Suppose we have already extended the Control Unit so that when a *movnz* instruction is decoded, it sets the new control signal, called *is\_movnz*, to be true (otherwise, false); and sets the ALUop control signal accordingly (the specific value doesn't matter) to make the extended ALU Unit behave as follows. First, the ALU Unit introduces the new control signal, named *ro\_is\_zero*, and sets it true if the right operand (where the output of the MUX is fed) is zero. Second, the ALU Unit simply forwards the value from the left operand (where GRP[rs] is fed) to its output, ALU Result, regardless of the value of the right operand.



Given the above extended Control Unit and ALU Unit, explain how the datapath should be further modified to support *movnz* instruction.

For R-type instructions, by default, the output of ALU unit (ALU Result) is written back to the destination register (GRP[rd]) because the control signals MemtoReg is 0; and RegWrite is 1. For movnz instruction, ALU Result would hold GRP[rs] value (the left operand of ALU unit).

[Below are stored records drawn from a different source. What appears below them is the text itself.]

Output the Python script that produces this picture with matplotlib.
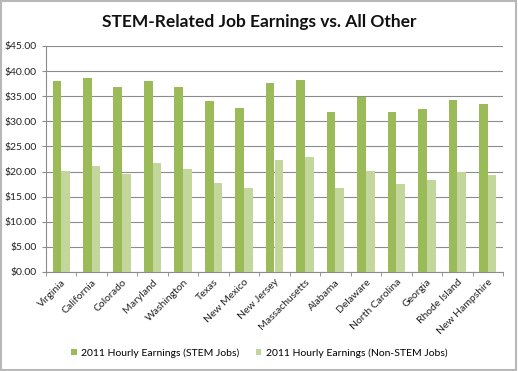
import matplotlib
matplotlib.use("Agg")
import matplotlib.pyplot as plt
import numpy as np
from matplotlib.ticker import FuncFormatter, FixedLocator

# values
states = ["Virginia", "California", "Colorado", "Maryland", "Washington", "Texas",
          "New Mexico", "New Jersey", "Massachusetts", "Alabama", "Delaware",
          "North Carolina", "Georgia", "Rhode Island", "New Hampshire"]
stem = [38.1, 38.7, 36.9, 38.1, 36.9, 34.1, 32.7, 37.7, 38.3, 31.9, 34.8, 31.9, 32.5, 34.3, 33.5]
non_stem = [20.1, 21.2, 19.6, 21.8, 20.6, 17.8, 16.8, 22.3, 22.8, 16.7, 20.2, 17.6, 18.4, 20.0, 19.4]
y_ticks = [0, 5, 10, 15, 20, 25, 30, 35, 40, 45]

plt.rcParams['font.family'] = ['Lato', 'DejaVu Sans']

fig = plt.figure(figsize=(5.18, 3.71), dpi=100)
ax = fig.add_axes([46/518, 1 - 272/371, 457/518, 226/371])

x = np.arange(len(states))
w = 1 / 3.5
ax.bar(x - w/2, stem, width=w, color="#9BBB59", label="2011 Hourly Earnings (STEM Jobs)", zorder=3)
ax.bar(x + w/2, non_stem, width=w, color="#C3D69B", label="2011 Hourly Earnings (Non-STEM Jobs)", zorder=3)

ax.set_xlim(-0.5, len(states) - 0.5)
ax.set_ylim(0, 45)
ax.set_yticks(y_ticks)
ax.yaxis.set_major_formatter(FuncFormatter(lambda v, p: f"${v:.2f}"))
ax.grid(axis="y", color="#8c8c8c", linewidth=0.8, zorder=0)

ax.set_xticks(x)
ax.set_xticklabels(states, rotation=45, ha="right", rotation_mode="anchor")
ax.xaxis.set_minor_locator(FixedLocator(np.arange(-0.5, len(states), 1)))
ax.tick_params(axis="x", which="major", length=0, labelsize=7.5, pad=4, colors="#222222")
ax.tick_params(axis="x", which="minor", length=3, color="#8c8c8c")
ax.tick_params(axis="y", length=3, color="#8c8c8c", labelsize=7.5, labelcolor="#222222")

for s in ["top", "right"]:
    ax.spines[s].set_visible(False)
ax.spines["left"].set_color("#8c8c8c")
ax.spines["bottom"].set_color("#8c8c8c")

fig.text(0.5, 1 - 22/371, "STEM-Related Job Earnings vs. All Other", ha="center", va="center",
         fontsize=12.5, fontweight="bold", color="#111111")

fig.legend(loc="center", bbox_to_anchor=(0.5, 1 - 353/371), ncol=2, frameon=False,
           fontsize=7.5, handlelength=0.55, handleheight=0.55, columnspacing=1.6, handletextpad=0.4)

# light border around the whole chart
fig.patches.append(plt.Rectangle((0.002, 0.003), 0.994, 0.994, transform=fig.transFigure,
                                 fill=False, edgecolor="#b8b8b8", linewidth=1.5))

fig.savefig("out.png", dpi=100)
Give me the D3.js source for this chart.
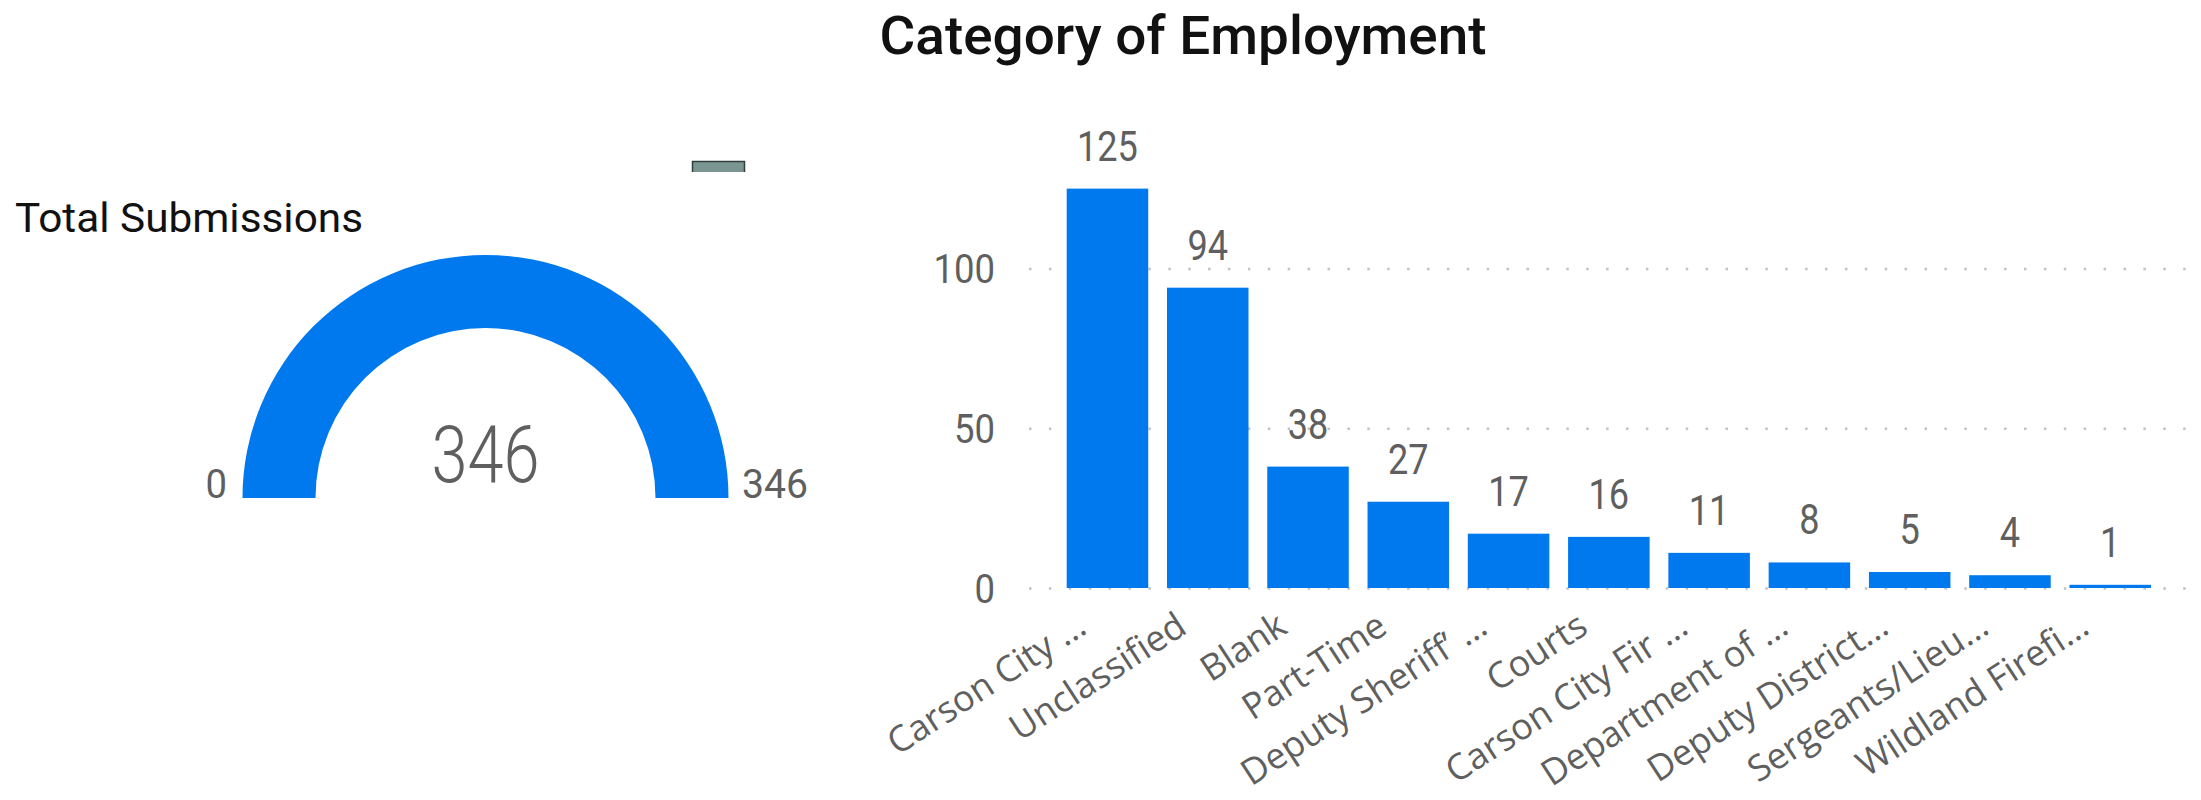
<!DOCTYPE html>
<html>
<head>
<meta charset="utf-8">
<script src="https://cdn.jsdelivr.net/npm/d3@7"></script>
<style>
  html, body { margin: 0; padding: 0; background: #ffffff; }
  svg { display: block; }
</style>
</head>
<body>
<svg id="chart" width="2201" height="800"></svg>
<script>
// ---- data ----
const categories = [
  "Carson City …", "Unclassified", "Blank", "Part-Time", "Deputy Sheriff’ …",
  "Courts", "Carson City Fir …", "Department of …", "Deputy District…",
  "Sergeants/Lieu…", "Wildland Firefi…"
];
const counts = [125, 94, 38, 27, 17, 16, 11, 8, 5, 4, 1];
const yTicks = [0, 50, 100];

const gaugeTitle = "Total Submissions";
const gaugeValue = 346;
const gaugeMin = 0;
const gaugeMax = 346;

const chartTitle = "Category of Employment";

// ---- styles ----
const BLUE = "#0078ee";
const GREY = "#5f5f5f";
const NUM_FONT = "Roboto, 'DejaVu Sans', sans-serif";
const LABEL_FONT = "'Open Sans', 'Noto Sans', sans-serif";

const svg = d3.select("#chart");
svg.append("rect").attr("width", 2201).attr("height", 800).attr("fill", "#ffffff");

// ---- titles ----
svg.append("text")
  .attr("x", 879.5).attr("y", 54)
  .attr("font-family", NUM_FONT).attr("font-weight", 500).attr("font-size", 54)
  .attr("fill", "#111").attr("textLength", 607).attr("lengthAdjust", "spacingAndGlyphs")
  .text(chartTitle);

svg.append("text")
  .attr("x", 15).attr("y", 232)
  .attr("font-family", NUM_FONT).attr("font-weight", 400).attr("font-size", 41)
  .attr("fill", "#111").attr("textLength", 348).attr("lengthAdjust", "spacingAndGlyphs")
  .text(gaugeTitle);

// small visual header marker
svg.append("rect").attr("x", 692).attr("y", 161).attr("width", 53).attr("height", 11)
  .attr("fill", "#7b9692");
svg.append("path").attr("d", "M692.5,172V161.5H744.5V172")
  .attr("fill", "none").attr("stroke", "#2f3d3b").attr("stroke-width", 1.5);

// ---- gauge ----
const gcx = 485.5, gcy = 498;
const angle = d3.scaleLinear().domain([gaugeMin, gaugeMax]).range([-Math.PI / 2, Math.PI / 2]);
const arc = d3.arc().innerRadius(170).outerRadius(243);

const gauge = svg.append("g").attr("transform", `translate(${gcx},${gcy})`);
gauge.append("path")
  .attr("d", arc({ startAngle: angle(gaugeMin), endAngle: angle(gaugeValue) }))
  .attr("fill", BLUE);

const digitW = (s, w) => String(s).length * w;

gauge.append("text")
  .attr("x", 0).attr("y", -16)
  .attr("text-anchor", "middle")
  .attr("font-family", NUM_FONT).attr("font-weight", 300).attr("font-size", 80)
  .attr("fill", GREY)
  .attr("textLength", digitW(gaugeValue, 36)).attr("lengthAdjust", "spacingAndGlyphs")
  .text(gaugeValue);

gauge.append("text")
  .attr("x", -258.5).attr("y", 0)
  .attr("text-anchor", "end")
  .attr("font-family", NUM_FONT).attr("font-size", 40)
  .attr("fill", GREY)
  .attr("textLength", digitW(gaugeMin, 21.5)).attr("lengthAdjust", "spacingAndGlyphs")
  .text(gaugeMin);

gauge.append("text")
  .attr("x", 256.5).attr("y", 0)
  .attr("text-anchor", "start")
  .attr("font-family", NUM_FONT).attr("font-size", 40)
  .attr("fill", GREY)
  .attr("textLength", digitW(gaugeMax, 22)).attr("lengthAdjust", "spacingAndGlyphs")
  .text(gaugeMax);

// ---- bar chart ----
const gridLeft = 1029, gridRight = 2190;
const x = d3.scaleBand().domain(categories).range([1066.7, 2151]).paddingInner(0.187).paddingOuter(0);
const y = d3.scaleLinear().domain([0, 100]).range([588, 268.5]);

// y axis with dotted gridlines
const yAxis = d3.axisLeft(y).tickValues(yTicks).tickSize(-(gridRight - gridLeft)).tickPadding(34);
const yg = svg.append("g").attr("transform", `translate(${gridLeft},0)`).call(yAxis);
yg.select(".domain").remove();
yg.selectAll(".tick line")
  .attr("stroke", "#c2c2c2").attr("stroke-width", 2.5)
  .attr("stroke-dasharray", "2.5 17.4");
yg.selectAll(".tick text")
  .attr("font-family", NUM_FONT).attr("font-size", 40).attr("fill", GREY)
  .attr("dy", "0.35em")
  .attr("textLength", d => digitW(d, 20.5)).attr("lengthAdjust", "spacingAndGlyphs");

// bars
svg.append("g").selectAll("rect")
  .data(categories)
  .join("rect")
  .attr("x", c => x(c))
  .attr("width", x.bandwidth())
  .attr("y", (c, i) => y(counts[i]))
  .attr("height", (c, i) => y(0) - y(counts[i]))
  .attr("fill", BLUE);

// value labels
svg.append("g").selectAll("text")
  .data(categories)
  .join("text")
  .attr("x", c => x(c) + x.bandwidth() / 2)
  .attr("y", (c, i) => y(counts[i]) - 28)
  .attr("text-anchor", "middle")
  .attr("font-family", NUM_FONT).attr("font-size", 42).attr("fill", GREY)
  .attr("textLength", (c, i) => digitW(counts[i], 20.3)).attr("lengthAdjust", "spacingAndGlyphs")
  .text((c, i) => counts[i]);

// x axis with rotated category labels
const xAxis = d3.axisBottom(x).tickSize(0).tickPadding(0);
const xg = svg.append("g").attr("transform", `translate(0,${y(0)})`).call(xAxis);
xg.select(".domain").remove();
xg.selectAll(".tick text")
  .attr("y", 0).attr("dy", 0)
  .attr("text-anchor", "end")
  .attr("transform", "translate(-19,44) rotate(-33)")
  .attr("font-family", LABEL_FONT).attr("font-size", 36).attr("fill", GREY);
</script>
</body>
</html>
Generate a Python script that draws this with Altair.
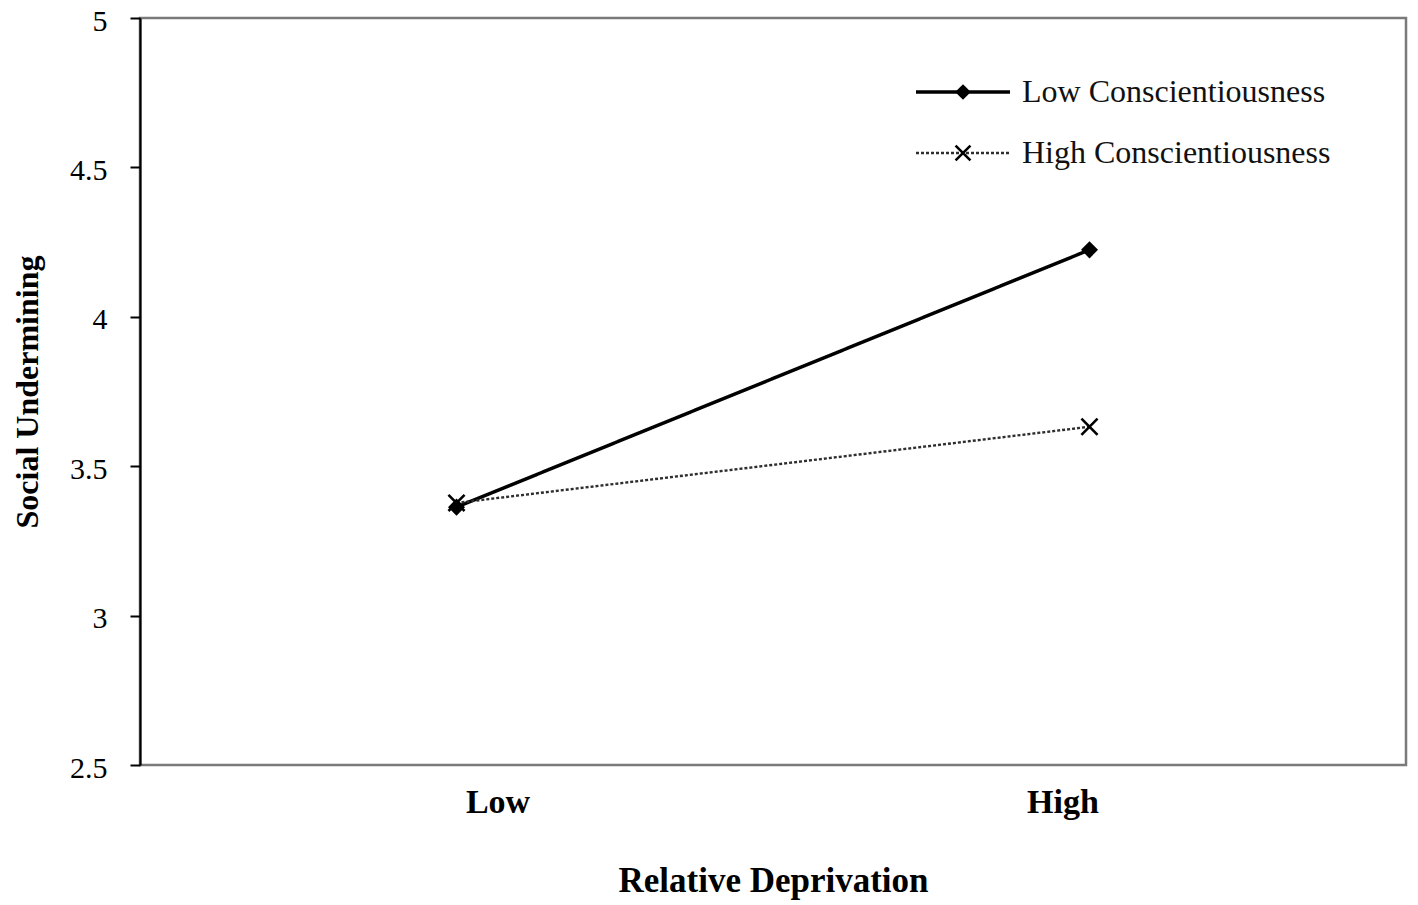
import altair as alt
import pandas as pd

categories = ["Low", "High"]
series_names = ["Low Conscientiousness", "High Conscientiousness"]
low_consc = [3.363, 4.224]
high_consc = [3.377, 3.632]
y_ticks = [2.5, 3, 3.5, 4, 4.5, 5]

rows = []
for name, vals in zip(series_names, [low_consc, high_consc]):
    for c, v in zip(categories, vals):
        rows.append({"cat": c, "series": name, "value": v})
df = pd.DataFrame(rows)

FONT = "Liberation Serif"
W, H = 1266, 747
XMARK = "M-1,-1L1,1M-1,1L1,-1"

styles = {
    "Low Conscientiousness": dict(color="#000000", width=3.5, dash=[1, 0], shape="diamond",
                                  filled=True, size=290, sw=0),
    "High Conscientiousness": dict(color="#2e2e2e", width=2.4, dash=[3, 2], shape=XMARK,
                                   filled=False, size=260, sw=2.6),
}

x_enc = alt.X(
    "cat:N", sort=categories, scale=alt.Scale(type="point", padding=0.5),
    axis=alt.Axis(
        title="Relative Deprivation", labelAngle=0, ticks=False, domain=False, grid=False,
        labelFont=FONT, labelFontSize=34, labelFontWeight="bold", labelColor="black",
        labelPadding=20,
        labelOffset={"condition": {"test": "datum.label == 'Low'", "value": 41}, "value": -27},
        titleFont=FONT, titleFontSize=35, titleFontWeight="bold", titleColor="black",
        titleY=115, titleBaseline="middle",
    ),
)
y_enc = alt.Y(
    "value:Q", scale=alt.Scale(domain=[2.5, 5], nice=False, zero=False),
    axis=alt.Axis(
        title="Social Undermining", values=y_ticks, format="~g", grid=False,
        domainColor="black", domainWidth=2.2, tickColor="black", tickWidth=2, tickSize=10,
        labelFont=FONT, labelFontSize=30, labelColor="black", labelPadding=23, labelOffset=3,
        titleFont=FONT, titleFontSize=32, titleFontWeight="bold", titleColor="black",
        titleX=-113, titleY=H / 2, titleAngle=270, titleAlign="center", titleBaseline="middle",
    ),
)

layers = []
for i, name in enumerate(series_names):
    s = styles[name]
    sub = alt.Chart(df).transform_filter(alt.datum.series == name)
    layers.append(sub.mark_line(color=s["color"], strokeWidth=s["width"], strokeDash=s["dash"])
                  .encode(x=x_enc, y=y_enc))
for i, name in enumerate(series_names):
    s = styles[name]
    sub = alt.Chart(df).transform_filter(alt.datum.series == name)
    layers.append(sub.mark_point(shape=s["shape"], filled=s["filled"], size=s["size"],
                                 color="black", opacity=1, strokeWidth=s["sw"] if s["sw"] else 1)
                  .encode(x=x_enc, y=y_enc))

# legend
for i, name in enumerate(series_names):
    s = styles[name]
    ly = 74 + 61 * i
    ldf = pd.DataFrame({"series": [name]})
    base = alt.Chart(ldf)
    layers.append(base.mark_rule(color=s["color"], strokeWidth=s["width"], strokeDash=s["dash"])
                  .encode(x=alt.value(776), x2=alt.value(870), y=alt.value(ly)))
    layers.append(base.mark_point(shape=s["shape"], filled=s["filled"], size=s["size"] * 0.85,
                                  color="black", opacity=1, strokeWidth=s["sw"] if s["sw"] else 1)
                  .encode(x=alt.value(823), y=alt.value(ly)))
    layers.append(base.mark_text(align="left", baseline="middle", font=FONT, fontSize=32,
                                 color="#111111")
                  .encode(x=alt.value(882), y=alt.value(ly), text="series:N"))

chart = alt.layer(*layers).properties(
    width=W, height=H,
    background="white",
    autosize=alt.AutoSizeParams(type="none"),
    padding={"left": 132, "top": 10, "right": 4, "bottom": 138},
).configure_view(stroke="#7a7a7a", strokeWidth=2.5)

chart.save("out.html", embed_options={"renderer": "svg", "actions": False})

If is\_movnz is true and ro\_is\_zero is false, we want to enable the write-back to GRP[rd]. If is\_movnz is true and ro\_is\_zero is true, we want to disable the write-back to GRP[rd].

One way to implement this is to have two AND and one NOT gates as follows. In this specific implementation, for non-movnz instructions, because is\_movnz is set to 0, the register write-back will be solely controlled by RegWrite as usual. For movnz instructions, because RegWrite is 1 (as in R-type instruction), the register write-back will be controlled by ro\_is\_zero signal.



(There are many different but valid answers to this question).